## Work to be completed:
Starting from the top of the material, restate each line exactly until the line that contains "import pandas as pd", which is also copied. Pictures are excluded.

## Source excerpt:
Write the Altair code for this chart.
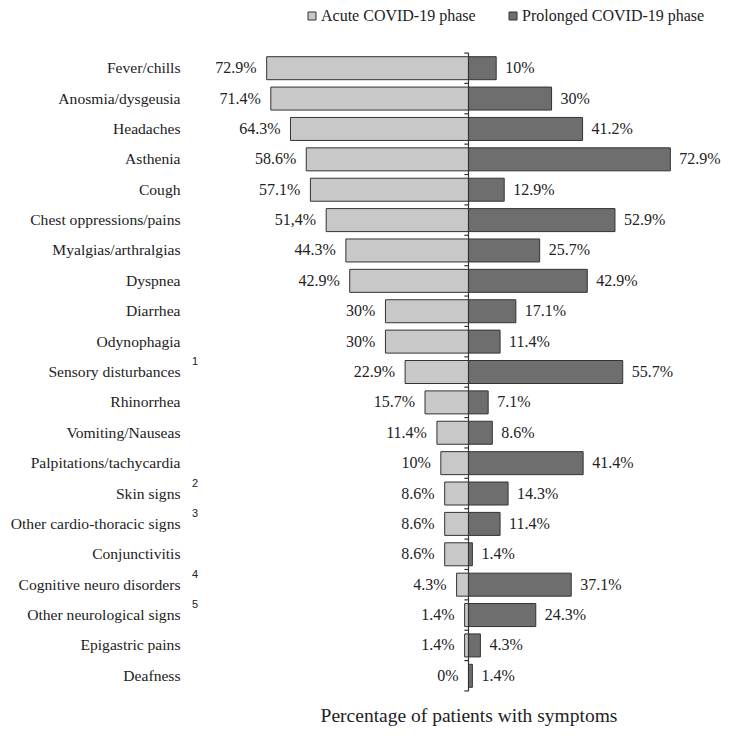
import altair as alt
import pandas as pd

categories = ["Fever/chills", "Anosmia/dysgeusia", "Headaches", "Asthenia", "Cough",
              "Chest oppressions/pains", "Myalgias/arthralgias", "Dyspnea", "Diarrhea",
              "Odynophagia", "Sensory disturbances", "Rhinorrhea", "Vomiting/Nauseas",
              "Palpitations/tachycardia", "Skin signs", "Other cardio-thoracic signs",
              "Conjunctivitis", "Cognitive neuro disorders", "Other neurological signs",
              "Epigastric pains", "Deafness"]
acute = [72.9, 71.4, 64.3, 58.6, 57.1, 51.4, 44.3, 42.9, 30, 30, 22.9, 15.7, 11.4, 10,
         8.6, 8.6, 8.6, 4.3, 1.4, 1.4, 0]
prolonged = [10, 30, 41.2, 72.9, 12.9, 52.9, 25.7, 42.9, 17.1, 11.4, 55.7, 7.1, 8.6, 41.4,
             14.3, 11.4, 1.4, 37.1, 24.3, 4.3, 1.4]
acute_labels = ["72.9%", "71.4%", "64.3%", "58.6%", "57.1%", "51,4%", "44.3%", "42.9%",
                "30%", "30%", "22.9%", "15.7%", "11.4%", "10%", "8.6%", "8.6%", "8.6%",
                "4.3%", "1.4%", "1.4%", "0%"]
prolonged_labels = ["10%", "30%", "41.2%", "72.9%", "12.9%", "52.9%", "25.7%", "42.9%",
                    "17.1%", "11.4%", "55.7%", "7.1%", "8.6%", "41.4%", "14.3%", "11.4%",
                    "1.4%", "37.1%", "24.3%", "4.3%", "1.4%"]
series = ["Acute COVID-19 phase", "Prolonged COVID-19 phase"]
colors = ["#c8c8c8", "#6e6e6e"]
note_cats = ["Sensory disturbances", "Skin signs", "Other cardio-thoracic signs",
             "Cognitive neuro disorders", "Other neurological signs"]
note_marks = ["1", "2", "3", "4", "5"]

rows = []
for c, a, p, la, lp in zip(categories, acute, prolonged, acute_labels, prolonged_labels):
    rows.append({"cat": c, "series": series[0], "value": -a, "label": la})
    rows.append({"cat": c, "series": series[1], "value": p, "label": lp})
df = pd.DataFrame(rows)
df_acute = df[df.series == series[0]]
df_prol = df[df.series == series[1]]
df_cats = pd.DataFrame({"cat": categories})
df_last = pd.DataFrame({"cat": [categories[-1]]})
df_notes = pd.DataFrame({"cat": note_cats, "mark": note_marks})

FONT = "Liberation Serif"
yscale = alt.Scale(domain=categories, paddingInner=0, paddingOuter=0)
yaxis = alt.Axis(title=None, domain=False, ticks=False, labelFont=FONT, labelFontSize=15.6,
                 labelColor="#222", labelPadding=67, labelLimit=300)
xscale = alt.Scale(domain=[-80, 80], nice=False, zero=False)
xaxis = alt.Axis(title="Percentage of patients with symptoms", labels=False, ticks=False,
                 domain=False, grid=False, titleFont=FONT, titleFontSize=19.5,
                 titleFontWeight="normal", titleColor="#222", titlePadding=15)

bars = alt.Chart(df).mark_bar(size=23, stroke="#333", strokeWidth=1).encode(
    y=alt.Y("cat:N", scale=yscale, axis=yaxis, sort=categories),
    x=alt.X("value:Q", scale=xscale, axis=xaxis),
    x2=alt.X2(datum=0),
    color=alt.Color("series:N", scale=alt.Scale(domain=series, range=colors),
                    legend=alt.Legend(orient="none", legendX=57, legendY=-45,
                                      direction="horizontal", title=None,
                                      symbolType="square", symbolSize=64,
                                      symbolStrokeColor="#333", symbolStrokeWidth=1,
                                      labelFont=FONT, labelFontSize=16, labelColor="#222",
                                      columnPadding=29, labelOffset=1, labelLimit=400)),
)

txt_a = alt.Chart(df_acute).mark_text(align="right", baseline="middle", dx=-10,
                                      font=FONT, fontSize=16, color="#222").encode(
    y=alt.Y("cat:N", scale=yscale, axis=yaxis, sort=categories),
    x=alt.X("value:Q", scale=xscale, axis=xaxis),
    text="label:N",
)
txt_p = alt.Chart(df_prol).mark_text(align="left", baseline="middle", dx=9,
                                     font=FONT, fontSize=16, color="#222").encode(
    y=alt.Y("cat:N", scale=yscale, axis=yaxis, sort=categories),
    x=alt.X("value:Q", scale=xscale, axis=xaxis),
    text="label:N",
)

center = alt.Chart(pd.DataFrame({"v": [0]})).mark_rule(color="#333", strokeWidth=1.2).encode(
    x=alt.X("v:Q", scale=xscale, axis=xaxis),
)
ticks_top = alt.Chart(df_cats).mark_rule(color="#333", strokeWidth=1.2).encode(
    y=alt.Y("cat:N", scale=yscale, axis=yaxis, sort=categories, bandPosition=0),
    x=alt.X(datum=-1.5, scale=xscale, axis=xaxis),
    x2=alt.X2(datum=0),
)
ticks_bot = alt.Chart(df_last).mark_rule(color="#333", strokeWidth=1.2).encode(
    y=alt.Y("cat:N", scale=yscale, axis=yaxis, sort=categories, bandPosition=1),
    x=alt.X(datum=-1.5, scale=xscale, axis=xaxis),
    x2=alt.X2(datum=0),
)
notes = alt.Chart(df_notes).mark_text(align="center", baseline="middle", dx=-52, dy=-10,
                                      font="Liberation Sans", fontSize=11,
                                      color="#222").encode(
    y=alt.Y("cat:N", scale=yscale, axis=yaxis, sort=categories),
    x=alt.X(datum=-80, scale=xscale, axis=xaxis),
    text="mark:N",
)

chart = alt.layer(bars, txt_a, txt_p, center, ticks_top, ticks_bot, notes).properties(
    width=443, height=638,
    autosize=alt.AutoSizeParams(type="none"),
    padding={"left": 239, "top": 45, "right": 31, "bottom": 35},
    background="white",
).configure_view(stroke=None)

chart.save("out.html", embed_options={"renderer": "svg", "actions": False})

## Solution to this task:
Write the Altair code for this chart.
import altair as alt
import pandas as pd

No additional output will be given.